- _Provided entries_
-------

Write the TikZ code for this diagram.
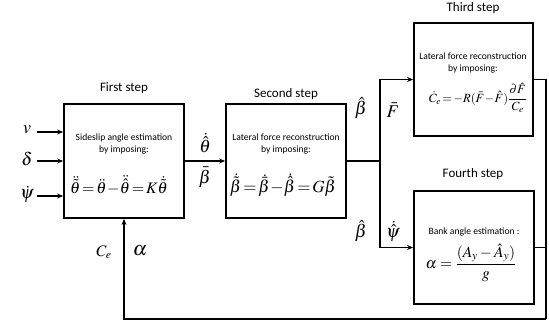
\documentclass[tikz,border=0pt]{standalone}
\usepackage{amsmath}
\usepackage{mathptmx}
\usepackage[no-math]{fontspec}
\setmainfont{Carlito}
\usetikzlibrary{arrows.meta}
\tikzset{
  box/.style={draw, line width=1.8pt, inner sep=0pt},
  ln/.style={line width=1.8pt},
  arr/.style={line width=1.8pt, -{Stealth[length=6pt,width=5pt]}},
  title/.style={font=\fontsize{13}{15}\selectfont, inner sep=0pt},
  small/.style={font=\fontsize{9.6}{12.5}\selectfont, align=center, inner sep=0pt},
  eq/.style={font=\fontsize{17}{19}\selectfont, inner sep=0pt},
  lab/.style={font=\fontsize{18}{20}\selectfont, inner sep=0pt}
}
\begin{document}
\begin{tikzpicture}[x=1pt,y=-1pt]
\useasboundingbox (0,0) rectangle (549,328);
% boxes
\node[box, minimum width=120pt, minimum height=114pt] (b1) at (124,161) {};
\node[box, minimum width=120pt, minimum height=114pt] (b2) at (286,161) {};
\node[box, minimum width=119pt, minimum height=113pt] (b3) at (473.5,79.5) {};
\node[box, minimum width=120pt, minimum height=113pt] (b4) at (474,247.5) {};
% titles
\node[title] (t1) at (124,88) {First step};
\node[title] (t2) at (286,94) {Second step};
\node[title] (t3) at (473,8) {Third step};
\node[title] (t4) at (473,174) {Fourth step};
% box contents
\node[small] (s1) at (124,144) {Sideslip angle estimation\\by imposing:};
\node[eq, font=\fontsize{16}{18}\selectfont] (e1) at (119,185) {$\ddot{\tilde\theta}\!=\!\ddot\theta\!-\!\ddot{\hat\theta}\!=\!K\dot{\tilde\theta}$};
\node[small] (s2) at (286,144) {Lateral force reconstruction\\by imposing:};
\node[eq] (e2) at (283,185) {$\dot{\tilde\beta}\!=\!\dot{\bar\beta}\!-\!\dot{\hat\beta}\!=\!G\tilde\beta$};
\node[small] (s3) at (473,63) {Lateral force reconstruction\\by imposing:};
\node[eq, font=\fontsize{12.5}{15}\selectfont] (e3) at (478,98) {$\dot C_{e}\!=\!-R(\bar F\!-\!\hat F)\dfrac{\partial\hat F}{C_{e}}$};
\node[small] (s4) at (474,232) {Bank angle estimation :};
\node[eq, font=\fontsize{15.5}{17}\selectfont] (e4) at (471,263) {$\alpha=\dfrac{(A_{y}-\hat A_{y})}{g}$};
% inputs
\node[lab] (v) at (27,130) {$v$};
\node[lab] (d) at (27,159) {$\delta$};
\node[lab] (p) at (27,194) {$\dot\psi$};
\coordinate (vin) at (37,132);
\coordinate (din) at (37,161);
\coordinate (pin) at (37,196);
\draw[arr] (vin) -- (vin -| b1.west);
\draw[arr] (din) -- (din -| b1.west);
\draw[arr] (pin) -- (pin -| b1.west);
% step 1 -> step 2
\draw[arr] (b1.east) -- (b2.west);
\node[lab] (l1) at (205,143) {$\dot{\hat\theta}$};
\node[lab] (l2) at (205,177) {$\bar\beta$};
% split
\coordinate (split) at (380,161);
\draw[ln] (b2.east) -- (split);
\draw[arr] (split) |- (b3.west);
\draw[arr] (split) |- (b4.west);
\node[lab] (l3) at (361,108) {$\hat\beta$};
\node[lab] (l4) at (393,110) {$\bar F$};
\node[lab] (l5) at (361,231) {$\hat\beta$};
\node[lab] (l6) at (393,231) {$\dot{\hat\psi}$};
% feedback
\coordinate (rt) at (546,319);
\draw[ln] (b3.east) -| (rt);
\draw[ln] (b4.east) -- (b4.east -| rt);
\draw[arr] (rt) -| (b1.south);
\node[lab, font=\fontsize{16}{18}\selectfont] (l7) at (104,252) {$C_{e}$};
\node[lab, font=\fontsize{20}{20}\selectfont] (l8) at (140,251) {$\alpha$};
\end{tikzpicture}
\end{document}
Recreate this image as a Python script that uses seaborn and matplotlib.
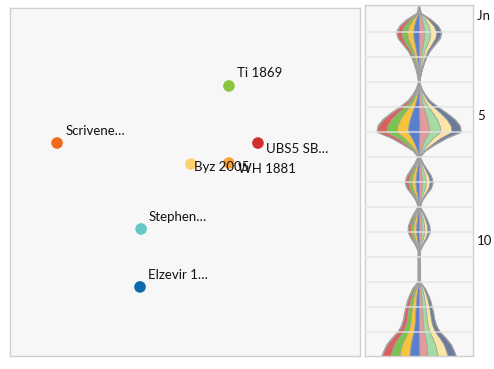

-------

- _Problem_
A single figure is required: the number of lines above in which the word "this" occurs.

- _Exercise response_
2